↓

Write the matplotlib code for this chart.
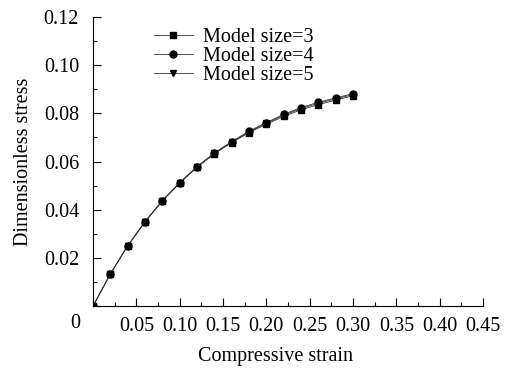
import matplotlib
matplotlib.use("Agg")
import matplotlib.pyplot as plt
from matplotlib.ticker import MultipleLocator, FuncFormatter

plt.rcParams['font.family'] = ['Liberation Serif', 'DejaVu Serif']

strain = [0.0, 0.02, 0.04, 0.06, 0.08, 0.10, 0.12, 0.14, 0.16, 0.18,
          0.20, 0.22, 0.24, 0.26, 0.28, 0.30]
stress_3 = [0.0, 0.0133, 0.0250, 0.0349, 0.0436, 0.0510, 0.0576, 0.0632, 0.0678, 0.0720,
            0.0755, 0.0787, 0.0815, 0.0836, 0.0855, 0.0873]
stress_4 = [0.0, 0.0134, 0.0251, 0.0351, 0.0438, 0.0513, 0.0579, 0.0636, 0.0683, 0.0726,
            0.0762, 0.0796, 0.0824, 0.0846, 0.0864, 0.0882]
stress_5 = [0.0, 0.0133, 0.0250, 0.0350, 0.0437, 0.0512, 0.0578, 0.0634, 0.0681, 0.0723,
            0.0759, 0.0792, 0.0820, 0.0842, 0.0860, 0.0878]
labels = ["Model size=3", "Model size=4", "Model size=5"]
markers = ["s", "o", "v"]

fs = 14.5

fig = plt.figure(figsize=(5.08, 3.68), dpi=100)
ax = fig.add_axes([0.183, 0.168, 0.768, 0.786])

for ys, lab, m in zip([stress_3, stress_4, stress_5], labels, markers):
    ax.plot(strain, ys, color="#333333", lw=0.6, marker=m, markersize=5,
            markerfacecolor="black", markeredgecolor="black", label=lab)

ax.set_xlim(0, 0.45)
ax.set_ylim(0, 0.12)
ax.xaxis.set_major_locator(MultipleLocator(0.05))
ax.xaxis.set_minor_locator(MultipleLocator(0.025))
ax.yaxis.set_major_locator(MultipleLocator(0.02))
ax.yaxis.set_minor_locator(MultipleLocator(0.01))
ax.xaxis.set_major_formatter(FuncFormatter(lambda v, p: "" if abs(v) < 1e-9 else "%.2f" % v))
ax.yaxis.set_major_formatter(FuncFormatter(lambda v, p: "" if abs(v) < 1e-9 else "%.2f" % v))
ax.tick_params(which="both", direction="in", labelsize=fs, width=0.8)
ax.tick_params(which="major", length=6)
ax.tick_params(which="minor", length=3)
ax.tick_params(axis="x", pad=8)
ax.tick_params(axis="y", pad=10)
for s in ["top", "right"]:
    ax.spines[s].set_visible(False)
for s in ["left", "bottom"]:
    ax.spines[s].set_linewidth(0.8)

ax.text(-0.021, -0.0072, "0", fontsize=fs, ha="center", va="center")

ax.set_xlabel("Compressive strain", fontsize=fs)
ax.xaxis.set_label_coords(0.469, -0.142)
ax.set_ylabel("Dimensionless stress", fontsize=fs, labelpad=8)

ax.legend(loc="upper left", bbox_to_anchor=(0.135, 0.99), frameon=False, fontsize=fs,
          handlelength=1.95, handletextpad=0.5, labelspacing=0.0, borderaxespad=0)

fig.savefig("out.png", dpi=100)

↑

Your goal
Reproduce all of the material above word for word. Omit the pictures.

Written answer
Write the matplotlib code for this chart.
import matplotlib
matplotlib.use("Agg")
import matplotlib.pyplot as plt
from matplotlib.ticker import MultipleLocator, FuncFormatter

plt.rcParams['font.family'] = ['Liberation Serif', 'DejaVu Serif']

strain = [0.0, 0.02, 0.04, 0.06, 0.08, 0.10, 0.12, 0.14, 0.16, 0.18,
          0.20, 0.22, 0.24, 0.26, 0.28, 0.30]
stress_3 = [0.0, 0.0133, 0.0250, 0.0349, 0.0436, 0.0510, 0.0576, 0.0632, 0.0678, 0.0720,
            0.0755, 0.0787, 0.0815, 0.0836, 0.0855, 0.0873]
stress_4 = [0.0, 0.0134, 0.0251, 0.0351, 0.0438, 0.0513, 0.0579, 0.0636, 0.0683, 0.0726,
            0.0762, 0.0796, 0.0824, 0.0846, 0.0864, 0.0882]
stress_5 = [0.0, 0.0133, 0.0250, 0.0350, 0.0437, 0.0512, 0.0578, 0.0634, 0.0681, 0.0723,
            0.0759, 0.0792, 0.0820, 0.0842, 0.0860, 0.0878]
labels = ["Model size=3", "Model size=4", "Model size=5"]
markers = ["s", "o", "v"]

fs = 14.5

fig = plt.figure(figsize=(5.08, 3.68), dpi=100)
ax = fig.add_axes([0.183, 0.168, 0.768, 0.786])

for ys, lab, m in zip([stress_3, stress_4, stress_5], labels, markers):
    ax.plot(strain, ys, color="#333333", lw=0.6, marker=m, markersize=5,
            markerfacecolor="black", markeredgecolor="black", label=lab)

ax.set_xlim(0, 0.45)
ax.set_ylim(0, 0.12)
ax.xaxis.set_major_locator(MultipleLocator(0.05))
ax.xaxis.set_minor_locator(MultipleLocator(0.025))
ax.yaxis.set_major_locator(MultipleLocator(0.02))
ax.yaxis.set_minor_locator(MultipleLocator(0.01))
ax.xaxis.set_major_formatter(FuncFormatter(lambda v, p: "" if abs(v) < 1e-9 else "%.2f" % v))
ax.yaxis.set_major_formatter(FuncFormatter(lambda v, p: "" if abs(v) < 1e-9 else "%.2f" % v))
ax.tick_params(which="both", direction="in", labelsize=fs, width=0.8)
ax.tick_params(which="major", length=6)
ax.tick_params(which="minor", length=3)
ax.tick_params(axis="x", pad=8)
ax.tick_params(axis="y", pad=10)
for s in ["top", "right"]:
    ax.spines[s].set_visible(False)
for s in ["left", "bottom"]:
    ax.spines[s].set_linewidth(0.8)

ax.text(-0.021, -0.0072, "0", fontsize=fs, ha="center", va="center")

ax.set_xlabel("Compressive strain", fontsize=fs)
ax.xaxis.set_label_coords(0.469, -0.142)
ax.set_ylabel("Dimensionless stress", fontsize=fs, labelpad=8)

ax.legend(loc="upper left", bbox_to_anchor=(0.135, 0.99), frameon=False, fontsize=fs,
          handlelength=1.95, handletextpad=0.5, labelspacing=0.0, borderaxespad=0)

fig.savefig("out.png", dpi=100)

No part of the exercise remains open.